I spoke to the director of the festival, Dr Vlastimil Fabisik, who told me how the idea to organise Janosik's Ducat, his own brainchild, was born:
"The festival came into existence in 1999 with the aim of presenting Czech ensembles which perform Slovak folklore. That idea had been in my head for quite a long time, I wanted ensembles working in the Czech Republic to have a place where they can meet and exchange experiences. Secondly, we'll invite Slovak folklore ensembles which work in other countries in Europe, and last but not least, there's yet another, important idea behind the festival: to help develop and cultivate relations between the Czech Republic and Slovakia, which was of course one country until the not-so-distant past. That's why the festival is taking place in the town of Roznov pod Radhostem, near the Slovak border."
Slovak folklore ensembles are also regular guests - they are invited to help their Czech colleagues find greater inspiration after seeing and hearing native Slovaks "in action."
But why does the festival bear the name of Janosik and what accompanying events it will feature - was my next question for Dr. Fabisik.

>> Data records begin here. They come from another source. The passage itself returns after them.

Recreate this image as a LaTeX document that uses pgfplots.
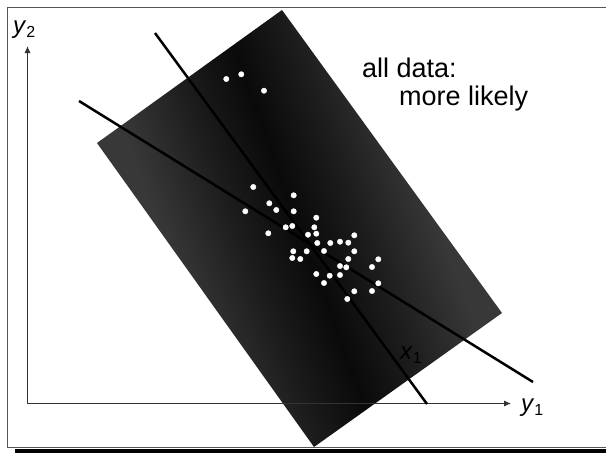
\documentclass[border=0pt]{standalone}
\usepackage{fontspec}
\setmainfont{Liberation Sans}
\usepackage{pgfplots}
\pgfplotsset{compat=1.18}
\usetikzlibrary{arrows.meta}
\definecolor{rectgray}{HTML}{383838}
\definecolor{midgray}{HTML}{1C1C1C}
\definecolor{darkgray}{HTML}{0A0A0A}
\definecolor{axgray}{HTML}{333333}
\definecolor{framegray}{HTML}{555555}
\pgfdeclarehorizontalshading{band}{100bp}{color(0bp)=(rectgray); color(34bp)=(rectgray); color(43bp)=(midgray); color(50bp)=(darkgray); color(57bp)=(midgray); color(66bp)=(rectgray); color(100bp)=(rectgray)}
\begin{document}
\begin{tikzpicture}
\begin{axis}[
  name=main,
  width=606pt, height=453pt, scale only axis,
  xmin=0, xmax=606, ymin=0, ymax=453, y dir=reverse,
  axis lines=none, ticks=none, clip=true,
]
% frame and shadow
\addplot[draw=none, fill=black] coordinates {(15,449) (606,449) (606,453) (15,453) (15,449)};
\addplot[draw=framegray, line width=1.3pt] coordinates {(606,7.5) (7.5,7.5) (7.5,447.8) (606,447.8)};
% shaded rectangle
\addplot[draw=none, shade, shading=band, shading angle=20]
  coordinates {(282,10) (502,313) (314,447) (97,143) (282,10)};
% axes
\addplot[axgray, line width=0.9pt, -{Latex[length=7pt,width=6pt]}] coordinates {(27.5,403.5) (27.5,46)};
\addplot[axgray, line width=0.9pt, -{Latex[length=7pt,width=6pt]}] coordinates {(27.5,403.5) (511,403.5)};
% data points
\addplot[only marks, mark=*, mark size=2.7pt, mark options={fill=white, draw=white}] coordinates {
(226.3,79) (241.3,74.3) (264,90.7)
(253.3,187) (293.7,195.3) (269.3,203.3) (276.3,210) (293.7,211.3) (245.3,211.3)
(316.3,217.7) (285.7,227.3) (292.3,226) (314.3,227.3) (268.3,233.3) (308,234.7)
(316.3,233.7) (354.3,235.3) (317.3,243) (330.3,243) (340,241.7) (348.3,242.7)
(293.3,251.3) (306.7,251.3) (324,251) (354.3,251.3) (292.3,258) (300.3,259)
(348.3,259) (378.3,259.3) (340,266) (346.3,267.3) (372,267) (316.3,274)
(329.7,275.7) (340,275) (324,283) (378.3,283.3) (354.3,291.3) (372,291) (347.3,299)
};
% lines
\addplot[black, line width=2.5pt] coordinates {(155,33) (427,404)};
\addplot[black, line width=2.5pt] coordinates {(79,101) (533,382)};
% labels
\node[anchor=base west, inner sep=0pt, font=\fontsize{27}{29}\selectfont] at (axis cs:362,77) {all data:};
\node[anchor=base west, inner sep=0pt, font=\fontsize{27}{29}\selectfont] at (axis cs:399,105) {more likely};
\node[anchor=base west, font=\fontsize{24}{26}\selectfont, inner sep=0pt] at (axis cs:13,33) {\textit{y}\raisebox{-0.35ex}{\fontsize{16}{17}\selectfont 2}};
\node[anchor=base west, font=\fontsize{24}{26}\selectfont, inner sep=0pt] at (axis cs:521,411) {\textit{y}\raisebox{-0.35ex}{\fontsize{16}{17}\selectfont 1}};
\node[anchor=base west, font=\fontsize{24}{26}\selectfont, inner sep=0pt, text=black] at (axis cs:400,359) {\textit{x}\raisebox{-0.35ex}{\fontsize{16}{17}\selectfont 1}};
\end{axis}
\pgfresetboundingbox
\path[use as bounding box] (main.south west) rectangle (main.north east);
\end{tikzpicture}
\end{document}
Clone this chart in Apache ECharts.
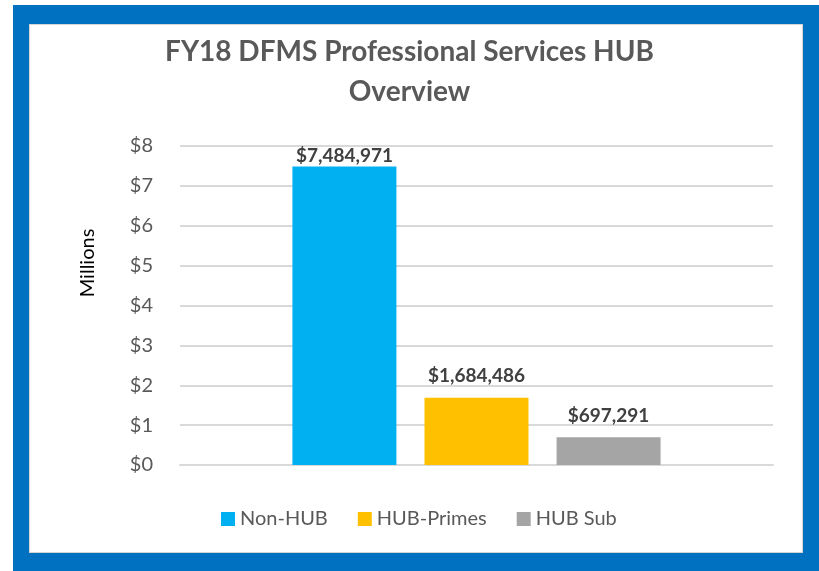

The festival is called Janosik's Ducat and I always compile its programme to feature as much of Janosik as possible. I've been carrying a Janosik ducat - an old coin - in my purse for several years now, I got it somewhere to bring me good luck, so that's where the name of the festival comes from. This year, it will feature five ensembles called Janosik. That is something that even the Slovaks themselves have never tried. Another venture will be a meeting of men whose surname is Janosik. Five of them will come from the Czech Republic and five from Slovakia, and they will compete in various disciplines, including mowing grass and cutting wood.
Part of the festival will be a championship in churning butter, and it will feature two-member women teams from five countries. Also included will be both serious and cheerful discussions about Juraj Janosik himself, whether he really was a hero in the first place.
If you feel like spending next weekend in Roznov, you can buy pretty souvenirs there as well, as there will be stands in the local open air museum, selling hand-made products by Czech and Slovak domestic craftsmen. Mr. Fabisik told me that products sold at the festival will only be first quality products, which one cannot buy elsewhere.